Including interest, James estimated that Trump and all defendants owed $463.9 million as of Friday — with $453.5 million of the total owed by Trump personally — a figure that will grow larger by the day until it gets paid.

The judgment could see Trump forced to drain his accounts. In a deposition with the AG, he boasted about having more than $400 million in cash, “which is a lot for a developer.”

Engoron ordered Trump and a selection of his eponymous entities to pay back around $168 million of interest illegally gained by lying in business deals involving properties in New York, Chicago, Washington, D.C., and Florida, nearly $127 million in profits from his sale of the Old Post Office in D.C., and $60 million he pocketed from a deal involving his Bronx golf course. Trump’s adult sons must each hand over around $4 million, representing their cut of the D.C. sale.
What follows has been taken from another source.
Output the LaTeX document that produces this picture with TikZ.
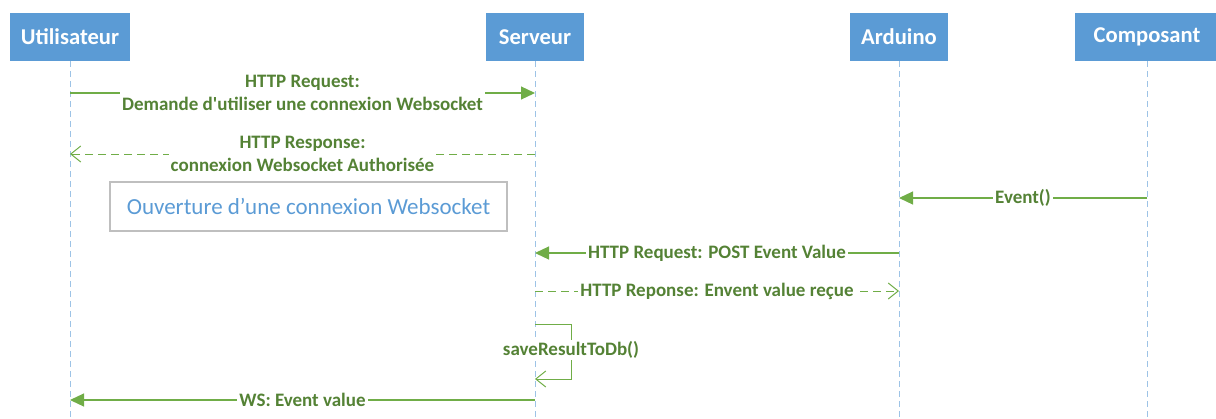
\documentclass[tikz,border=0pt]{standalone}
\usepackage{fontspec}
\setmainfont{Carlito}
\usetikzlibrary{arrows.meta}
\definecolor{hdrblue}{HTML}{5B9BD5}
\definecolor{lifeblue}{HTML}{9DC3E6}
\definecolor{msggreen}{HTML}{70AD47}
\definecolor{txtgreen}{HTML}{548235}
\definecolor{boxgray}{HTML}{BFBFBF}
\tikzset{
  actor/.style={fill=hdrblue, text=white, inner sep=0pt, minimum height=24pt,
    font=\fontsize{11.3}{13}\selectfont\bfseries},
  lifeline/.style={lifeblue, line width=0.5pt, dash pattern=on 3pt off 2pt},
  msg/.style={msggreen, line width=0.6pt, -{Triangle[length=7pt,width=6.5pt]}},
  reply/.style={msggreen, line width=0.5pt, dash pattern=on 4pt off 2.5pt,
    -{Straight Barb[length=5pt,width=8pt]}},
  lbl/.style={fill=white, text=txtgreen, inner sep=1pt, align=center,
    font=\fontsize{9.5}{11.5}\selectfont\bfseries},
}
\begin{document}
\begin{tikzpicture}[x=0.5pt,y=-0.5pt]
  \useasboundingbox (0,0) rectangle (1216,418);
  % participants
  \node[actor, minimum width=60pt] (user) at (70,37) {Utilisateur};
  \node[actor, minimum width=49pt] (server) at (535,37) {Serveur};
  \node[actor, minimum width=49pt] (arduino) at (899,37) {Arduino};
  \node[actor, minimum width=72pt] (comp) at (1147,37) {Composant};
  \foreach \p in {user,server,arduino,comp}{% lifelines down to the bottom
    \draw[lifeline] (\p.south) -- (\p.south |- 0,418);  }

  % websocket handshake
  \draw[msg] (user |- 0,93) -- node[lbl] {HTTP Request:\\Demande d\textquotesingle utiliser une connexion Websocket} (server |- 0,93);
  \draw[reply] (server |- 0,154) -- node[lbl] {HTTP Response:\\connexion Websocket Authorisée} (user |- 0,154);
  \node[draw=boxgray, line width=0.6pt, text=hdrblue, minimum width=198.5pt, minimum height=24.5pt,
    font=\fontsize{11.5}{14}\selectfont] (wsopen) at (308.5,206.5) {Ouverture d’une connexion Websocket};

  % event from the component
  \draw[msg] (comp |- 0,198) -- node[lbl] {Event()} (arduino |- 0,198);
  \draw[msg] (arduino |- 0,253) -- node[lbl] {HTTP Request: POST Event Value} (server |- 0,253);
  \draw[reply] (server |- 0,291) -- node[lbl] {HTTP Reponse: Envent value reçue} (arduino |- 0,291);

  % self call
  \draw[reply, solid] (server |- 0,324) -- (571,324) -- (571,379) -- (server |- 0,379);
  \node[lbl] (save) at (571,350) {saveResultToDb()};

  \draw[msg] (server |- 0,400) -- node[lbl] {WS: Event value} (user |- 0,400);
\end{tikzpicture}
\end{document}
In a blow to Weisselberg, who served 99 days in jail in 2022 after his conviction along with the Trump Organization in a separate criminal tax fraud case, Engoron ordered the retired CFO to pay back half of his $2 million severance. The judge said the golden parachute he secured on his way into Rikers was negotiated to ensure he wouldn’t cooperate with anyone adversarial to Trump. He said he was “a critical player in nearly every instance of fraud” who shouldn’t profit from covering up misdeeds.

The devastating judgment comes in the midst of primary season, weeks after the GOP front-runner was ordered to pay writer E. Jean Carroll $83.3 million for defamation and as he fights 91 felony charges in four criminal matters.

The decision rounds off a years-long legal saga sparked by ex-Trump fixer Michael Cohen’s 2019 congressional testimony about his longtime boss’ penchant for exaggerating his wealth. During the monthslong trial, Engoron heard from 40 witnesses, including Cohen, the Trump sons and daughter Ivanka — and Trump himself, who lobbed insults at the judge, his staff and the attorney general. McConney cried when he took the stand, and the AG abruptly ended Weisselberg’s testimony, suspecting he was lying.

During the trial, Trump’s lawyers argued that bogus yearly statements tallying the value of assets like Mar-a-Lago and his Wall Street skyscraper were accidental and not under his purview, blaming the company’s outside accountants. They argued there were no real-world victims as Trump paid back the loans he obtained with fraudulent information and described the conduct as standard in the real estate biz.

Engoron rejected those arguments again Friday.

“Indeed, the common excuse that ‘everybody does it’ is all the more reason to strive for honesty and transparency and to be vigilant in enforcing the rules,” the judge wrote. “The next group of lenders to receive bogus statements might not be so lucky. New York means business in combating business fraud.”